Below is a proof-of-concept program that works in GNU/Linux. For
rapidity of prototyping, I have assumed a page size of 4096; this is not
right for all systems.
The my_array[] array is declared between two page-sized and page-aligned
guard arrays, guard_0 and guard_1.
The program write-protects the two arrays with mprotect.
The output demonstrates that the egregious overrun of my_array[],
namely a write to my_array[5000] triggers a segfault:
$ ./prog
Address of guard_0: 0x4c4000
Address of my_array: 0x4c5000
Address of guard_1: 0x4c6000
guard_1 is now write-protected (read-only).
writing my_array[0] succeeded
Segmentation fault (core dumped)
With a little additional effort, we can manipulate the declarations
such that the high element of my_array[] will be placed just before
the guard_1 page. Then we will have byte-accurate overrun detection,
at the loss of accurate underrun detection.
A bunch of decades ago, hacker Bruce Perens developed a malloc
debugging library called Electric Fence which implemented exactly
this technique, but for malloced objects. We can think of this
as "Electric Fence, but for static".
Note that all static arrays have initializers. This is so that they
are part of the same category of non-zero-initialized data.
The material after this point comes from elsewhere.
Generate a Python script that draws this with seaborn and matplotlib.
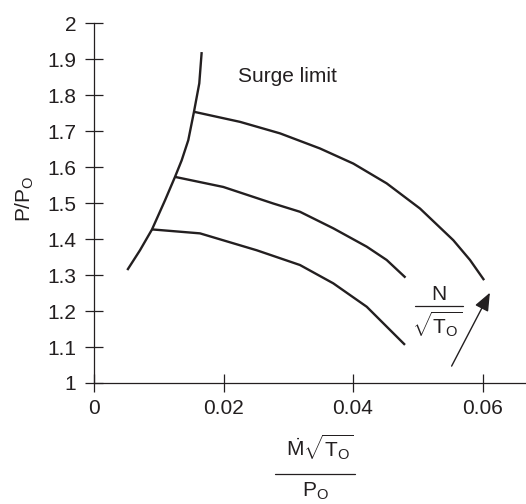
import numpy as np
import pandas as pd
import matplotlib
matplotlib.use("Agg")
import matplotlib.pyplot as plt
from matplotlib.lines import Line2D
import seaborn as sns

# ---- data ----
surge_x = [0.00514, 0.00710, 0.00896, 0.01097, 0.01251, 0.01354, 0.01456, 0.01544, 0.01626, 0.01663]
surge_y = [1.314, 1.369, 1.427, 1.508, 1.573, 1.619, 1.675, 1.754, 1.833, 1.920]

n1_x = [0.00896, 0.01637, 0.02513, 0.03181, 0.03696, 0.04212, 0.04803]
n1_y = [1.427, 1.416, 1.369, 1.328, 1.277, 1.212, 1.106]

n2_x = [0.01251, 0.01997, 0.02769, 0.03181, 0.03696, 0.04212, 0.04520, 0.04811]
n2_y = [1.573, 1.545, 1.499, 1.476, 1.430, 1.379, 1.342, 1.293]

n3_x = [0.01544, 0.02255, 0.02873, 0.03490, 0.04005, 0.04520, 0.05035, 0.05549, 0.05807, 0.06025]
n3_y = [1.754, 1.726, 1.694, 1.652, 1.610, 1.555, 1.485, 1.397, 1.342, 1.286]

arrow_start = (0.05523, 1.047)
arrow_end = (0.06114, 1.251)

x_ticks = [0, 0.02, 0.04, 0.06]
x_tick_labels = ["0", "0.02", "0.04", "0.06"]
y_ticks = [1.0, 1.1, 1.2, 1.3, 1.4, 1.5, 1.6, 1.7, 1.8, 1.9, 2.0]
y_tick_labels = ["1", "1.1", "1.2", "1.3", "1.4", "1.5", "1.6", "1.7", "1.8", "1.9", "2"]

# ---- style ----
sns.set_theme(style="white")
plt.rcParams["font.family"] = ["Liberation Sans", "DejaVu Sans"]
plt.rcParams["mathtext.fontset"] = "custom"
plt.rcParams["mathtext.rm"] = "Liberation Sans"
plt.rcParams["mathtext.it"] = "Liberation Sans"
plt.rcParams["mathtext.bf"] = "Liberation Sans:bold"

INK = "#231f20"
W, H = 526, 504
FS = 15

fig = plt.figure(figsize=(W / 100, H / 100), dpi=100)
ax = fig.add_axes([94 / W, 121 / H, 432 / W, 359.7 / H])

for xs, ys in [(surge_x, surge_y), (n1_x, n1_y), (n2_x, n2_y), (n3_x, n3_y)]:
    df = pd.DataFrame({"x": xs, "y": ys})
    sns.lineplot(data=df, x="x", y="y", ax=ax, color=INK, lw=1.7,
                 sort=False, estimator=None, solid_capstyle="butt",
                 solid_joinstyle="round")

ax.set_xlim(0, 432 / 6475)
ax.set_ylim(1, 2)
ax.set_xticks(x_ticks)
ax.set_xticklabels(x_tick_labels)
ax.set_yticks(y_ticks)
ax.set_yticklabels(y_tick_labels)
ax.set_xlabel("")
ax.set_ylabel("")

for s in ["top", "right"]:
    ax.spines[s].set_visible(False)
for s in ["left", "bottom"]:
    ax.spines[s].set_color(INK)
    ax.spines[s].set_linewidth(0.9)
ax.tick_params(axis="both", which="major", bottom=True, left=True,
               direction="inout", length=13.5, width=0.9,
               color=INK, labelcolor=INK, labelsize=FS, pad=6.0)
ax.tick_params(axis="x", pad=5.0)
ax.patch.set_alpha(0)

# arrow
ax.annotate("", xy=arrow_end, xytext=arrow_start,
            arrowprops=dict(arrowstyle="-|>,head_length=1.1,head_width=0.45",
                            mutation_scale=10, lw=1.0, color=INK,
                            shrinkA=0, shrinkB=0))

def fx(px):
    return px / W

def fy(py):
    return 1 - py / H

# Surge limit text
fig.text(fx(238.3), fy(81.7), "Surge limit", fontsize=FS, color=INK,
         ha="left", va="baseline")

# y label
fig.text(fx(25), fy(199), r"P/P$_\mathrm{O}$", fontsize=FS, color=INK,
         rotation=90, ha="center", va="center")

# N / sqrt(T_O) label
fig.text(fx(439), fy(300), "N", fontsize=FS, color=INK, ha="center", va="baseline")
fig.add_artist(Line2D([fx(415), fx(463.3)], [fy(305.7), fy(305.7)],
                      transform=fig.transFigure, color=INK, lw=0.9))
fig.text(fx(437), fy(333), r"$\sqrt{\mathrm{T}_\mathrm{O}}$", fontsize=FS, color=INK,
         ha="center", va="baseline")

# x label as a fraction
fig.text(fx(320), fy(456), r"$\dot{\mathrm{M}}\sqrt{\mathrm{T}_\mathrm{O}}$", fontsize=FS,
         color=INK, ha="center", va="baseline")
fig.add_artist(Line2D([fx(275), fx(355)], [fy(474), fy(474)],
                      transform=fig.transFigure, color=INK, lw=0.9))
fig.text(fx(315), fy(497), r"P$_\mathrm{O}$", fontsize=FS, color=INK,
         ha="center", va="baseline")

fig.savefig("out.png", dpi=100, facecolor="white")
I suspect that this will work fine if all three arrays are
zero-initialized or all three are non-zero-initialized, but not
for mixtures. The reason is that zero-initialized and
non-zero-initialized statics are separated and put into different
sections.
Try it, verify that my_array[-1] = 0 segfaults, showing that
there is accurate underrun protection. Try manipulating the
declarations to get my_array to butt up against guard_1.
Code follows ...
#include <stdio.h>
#include <stdlib.h>
#include <unistd.h>
#include <sys/mman.h>
#define PAGE_SIZE 4096
static char __attribute__((aligned(PAGE_SIZE))) guard_0[PAGE_SIZE] = { 1 };
static char my_array[42] = { 1 };
static char __attribute__((aligned(PAGE_SIZE))) guard_1[PAGE_SIZE] = { 1 };
int main() {
printf("Address of guard_0: %p\n", (void*)guard_0);
printf("Address of my_array: %p\n", (void*)my_array);
printf("Address of guard_1: %p\n", (void*)guard_1);
if (mprotect(guard_0, PAGE_SIZE, PROT_READ) == -1) {
perror("mprotect guard_0 failed");
return EXIT_FAILURE;
}
if (mprotect(guard_1, PAGE_SIZE, PROT_READ) == -1) {
perror("mprotect guard_1 failed");
return EXIT_FAILURE;
}
printf("guard_1 is now write-protected (read-only).\n");
my_array[0] = 2;
printf("writing my_array[0] succeeded\n");
my_array[5000] = 2;
printf("writing my_array[5000] should not have succeeded\n");
return EXIT_SUCCESS;
}